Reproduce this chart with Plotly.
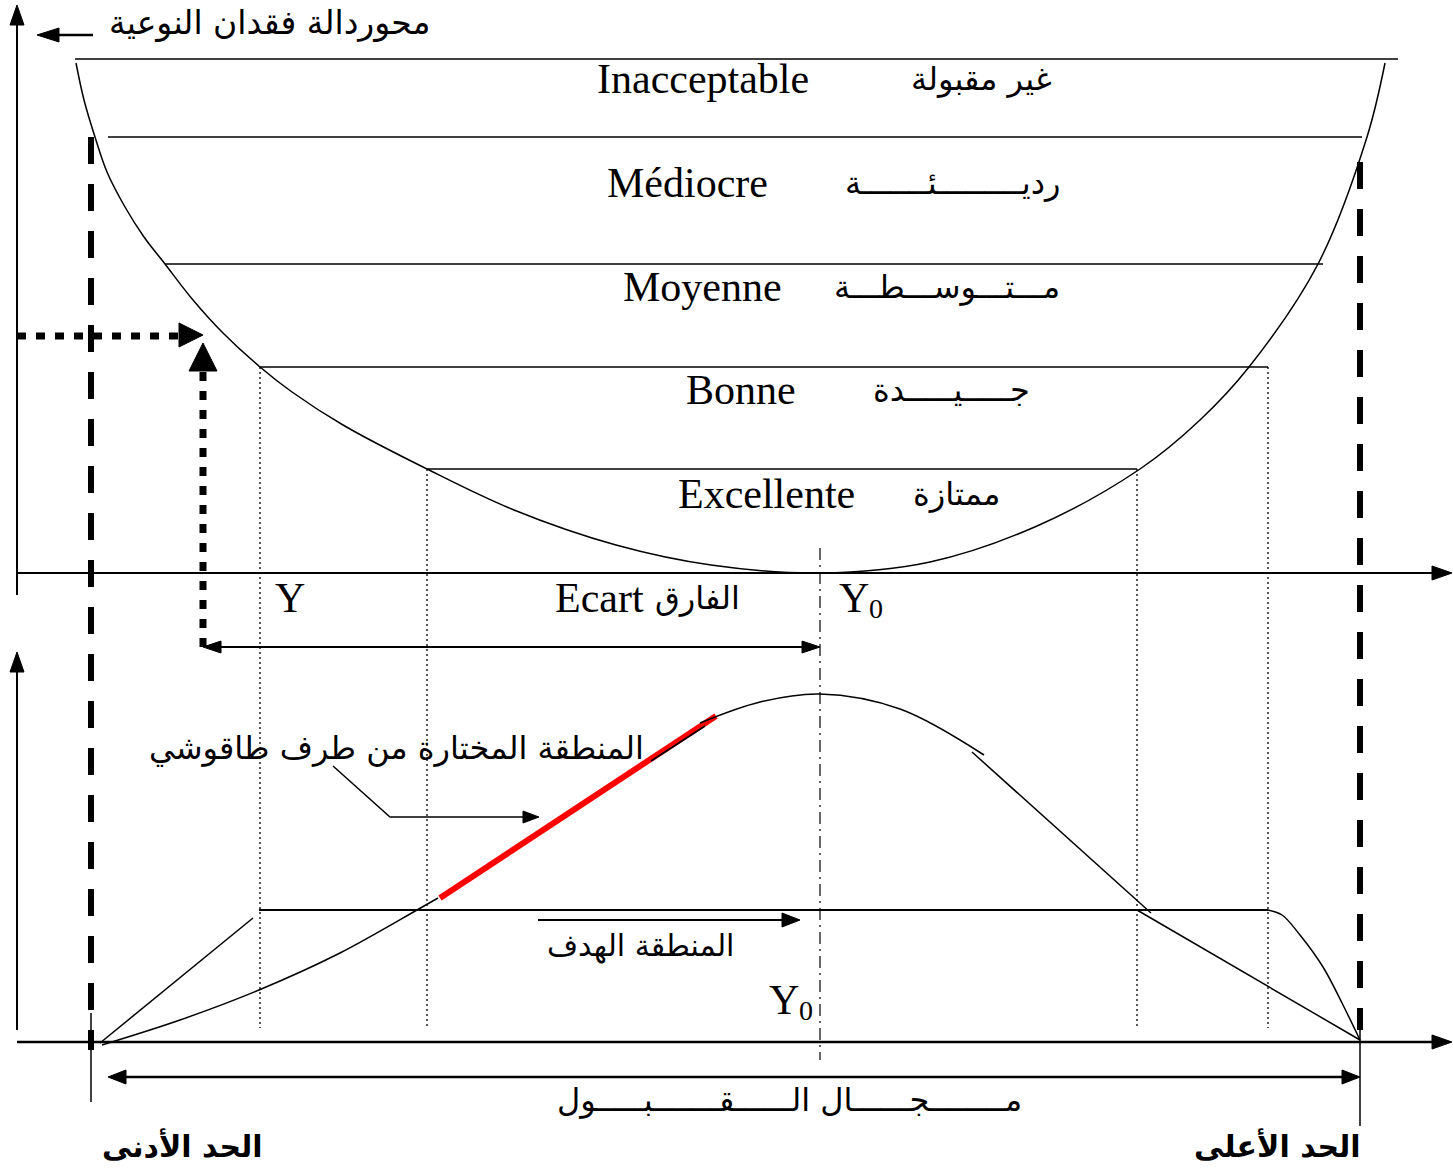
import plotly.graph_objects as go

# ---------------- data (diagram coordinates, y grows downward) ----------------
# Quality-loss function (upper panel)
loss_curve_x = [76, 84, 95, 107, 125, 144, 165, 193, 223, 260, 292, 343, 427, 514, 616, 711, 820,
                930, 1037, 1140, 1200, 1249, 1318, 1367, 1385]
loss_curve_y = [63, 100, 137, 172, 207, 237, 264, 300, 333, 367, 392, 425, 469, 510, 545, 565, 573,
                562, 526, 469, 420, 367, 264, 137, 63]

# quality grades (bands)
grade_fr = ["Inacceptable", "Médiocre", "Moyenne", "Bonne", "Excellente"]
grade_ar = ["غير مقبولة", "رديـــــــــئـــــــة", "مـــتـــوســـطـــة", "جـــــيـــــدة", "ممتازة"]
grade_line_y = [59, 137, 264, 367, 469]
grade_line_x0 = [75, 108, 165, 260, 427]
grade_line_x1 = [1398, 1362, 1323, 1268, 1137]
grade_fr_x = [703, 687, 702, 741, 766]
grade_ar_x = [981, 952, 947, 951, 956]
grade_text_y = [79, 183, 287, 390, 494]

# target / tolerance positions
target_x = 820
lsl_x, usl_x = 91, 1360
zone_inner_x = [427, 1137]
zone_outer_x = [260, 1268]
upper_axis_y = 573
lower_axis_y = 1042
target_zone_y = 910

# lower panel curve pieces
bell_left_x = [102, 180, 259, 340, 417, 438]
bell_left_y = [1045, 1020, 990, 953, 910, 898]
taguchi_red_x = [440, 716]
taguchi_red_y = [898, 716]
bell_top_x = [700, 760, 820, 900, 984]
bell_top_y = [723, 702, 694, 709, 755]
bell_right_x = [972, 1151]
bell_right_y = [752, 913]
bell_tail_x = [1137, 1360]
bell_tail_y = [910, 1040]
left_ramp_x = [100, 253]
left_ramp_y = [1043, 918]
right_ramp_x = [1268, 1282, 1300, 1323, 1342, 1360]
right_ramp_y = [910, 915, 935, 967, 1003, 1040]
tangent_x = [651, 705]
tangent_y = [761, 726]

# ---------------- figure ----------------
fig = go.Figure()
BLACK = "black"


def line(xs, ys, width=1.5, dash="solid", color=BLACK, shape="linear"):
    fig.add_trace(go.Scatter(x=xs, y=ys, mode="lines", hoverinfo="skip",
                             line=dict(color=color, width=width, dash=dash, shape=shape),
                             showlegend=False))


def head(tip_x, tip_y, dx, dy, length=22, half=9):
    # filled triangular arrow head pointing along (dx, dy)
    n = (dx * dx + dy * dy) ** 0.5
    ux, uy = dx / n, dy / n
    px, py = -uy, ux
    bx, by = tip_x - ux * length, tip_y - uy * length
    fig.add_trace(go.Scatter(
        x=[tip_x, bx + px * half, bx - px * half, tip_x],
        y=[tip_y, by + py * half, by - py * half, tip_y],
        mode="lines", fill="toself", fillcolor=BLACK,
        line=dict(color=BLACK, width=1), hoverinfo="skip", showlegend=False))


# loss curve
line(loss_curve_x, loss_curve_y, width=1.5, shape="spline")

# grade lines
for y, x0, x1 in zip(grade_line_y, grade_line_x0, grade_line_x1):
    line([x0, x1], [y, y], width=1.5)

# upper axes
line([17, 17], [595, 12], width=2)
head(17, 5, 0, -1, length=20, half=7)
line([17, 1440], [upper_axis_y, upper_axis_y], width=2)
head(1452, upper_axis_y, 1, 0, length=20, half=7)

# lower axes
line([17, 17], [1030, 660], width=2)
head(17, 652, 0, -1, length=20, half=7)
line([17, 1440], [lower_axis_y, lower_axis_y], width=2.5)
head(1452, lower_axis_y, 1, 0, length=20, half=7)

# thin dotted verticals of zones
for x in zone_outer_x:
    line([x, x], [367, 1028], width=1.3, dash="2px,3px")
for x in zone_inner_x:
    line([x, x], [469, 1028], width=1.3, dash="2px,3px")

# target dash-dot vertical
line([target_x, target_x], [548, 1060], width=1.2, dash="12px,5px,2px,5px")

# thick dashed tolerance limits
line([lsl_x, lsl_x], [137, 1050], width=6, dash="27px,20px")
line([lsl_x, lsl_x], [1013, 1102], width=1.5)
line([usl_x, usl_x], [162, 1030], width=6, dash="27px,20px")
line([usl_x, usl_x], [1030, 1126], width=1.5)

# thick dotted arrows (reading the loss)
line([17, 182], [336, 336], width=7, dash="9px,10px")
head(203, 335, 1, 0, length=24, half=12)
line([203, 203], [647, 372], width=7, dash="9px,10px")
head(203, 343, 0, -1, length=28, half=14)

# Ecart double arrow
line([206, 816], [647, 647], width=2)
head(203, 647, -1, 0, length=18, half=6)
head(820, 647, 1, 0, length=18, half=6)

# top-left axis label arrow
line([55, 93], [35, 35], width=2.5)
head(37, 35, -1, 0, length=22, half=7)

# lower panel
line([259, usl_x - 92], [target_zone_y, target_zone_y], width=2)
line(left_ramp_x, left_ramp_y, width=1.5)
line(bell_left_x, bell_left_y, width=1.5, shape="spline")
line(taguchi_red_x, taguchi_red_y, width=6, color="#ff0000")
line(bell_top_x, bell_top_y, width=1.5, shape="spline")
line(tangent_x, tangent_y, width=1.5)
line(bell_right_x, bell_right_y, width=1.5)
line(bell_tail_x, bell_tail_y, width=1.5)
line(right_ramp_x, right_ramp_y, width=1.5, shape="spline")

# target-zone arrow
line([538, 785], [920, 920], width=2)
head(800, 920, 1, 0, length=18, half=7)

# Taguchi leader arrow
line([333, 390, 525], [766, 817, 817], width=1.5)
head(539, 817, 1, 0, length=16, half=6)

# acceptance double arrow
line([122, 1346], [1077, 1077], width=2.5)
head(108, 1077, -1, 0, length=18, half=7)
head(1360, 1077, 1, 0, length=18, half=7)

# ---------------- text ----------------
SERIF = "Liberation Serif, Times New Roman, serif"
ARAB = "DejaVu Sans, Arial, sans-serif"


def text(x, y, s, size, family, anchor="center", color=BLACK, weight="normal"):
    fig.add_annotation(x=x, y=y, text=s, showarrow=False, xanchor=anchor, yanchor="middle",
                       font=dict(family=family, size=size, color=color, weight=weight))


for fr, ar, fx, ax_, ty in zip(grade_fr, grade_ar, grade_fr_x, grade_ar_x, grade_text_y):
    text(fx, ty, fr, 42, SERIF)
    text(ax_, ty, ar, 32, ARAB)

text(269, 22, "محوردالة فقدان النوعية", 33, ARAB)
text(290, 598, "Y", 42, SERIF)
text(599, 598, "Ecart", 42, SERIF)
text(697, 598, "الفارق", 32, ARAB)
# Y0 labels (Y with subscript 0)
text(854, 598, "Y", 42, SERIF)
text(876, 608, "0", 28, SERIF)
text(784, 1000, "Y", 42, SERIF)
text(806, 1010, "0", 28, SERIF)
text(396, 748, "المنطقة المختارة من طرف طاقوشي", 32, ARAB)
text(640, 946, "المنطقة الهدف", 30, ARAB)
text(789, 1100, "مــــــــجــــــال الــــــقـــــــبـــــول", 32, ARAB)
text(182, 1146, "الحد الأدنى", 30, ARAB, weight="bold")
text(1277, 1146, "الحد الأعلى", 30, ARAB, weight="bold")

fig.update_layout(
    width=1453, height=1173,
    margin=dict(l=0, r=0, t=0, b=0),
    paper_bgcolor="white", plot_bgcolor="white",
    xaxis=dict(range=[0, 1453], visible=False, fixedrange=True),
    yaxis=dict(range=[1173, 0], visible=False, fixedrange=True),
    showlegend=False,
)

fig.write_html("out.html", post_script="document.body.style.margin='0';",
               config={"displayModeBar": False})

Problem to work on: In the data above, please extract the lines from the first one through the line with "import plotly.graph_objects as go", exactly, and keep pictures out.

Written answer:
Reproduce this chart with Plotly.
import plotly.graph_objects as go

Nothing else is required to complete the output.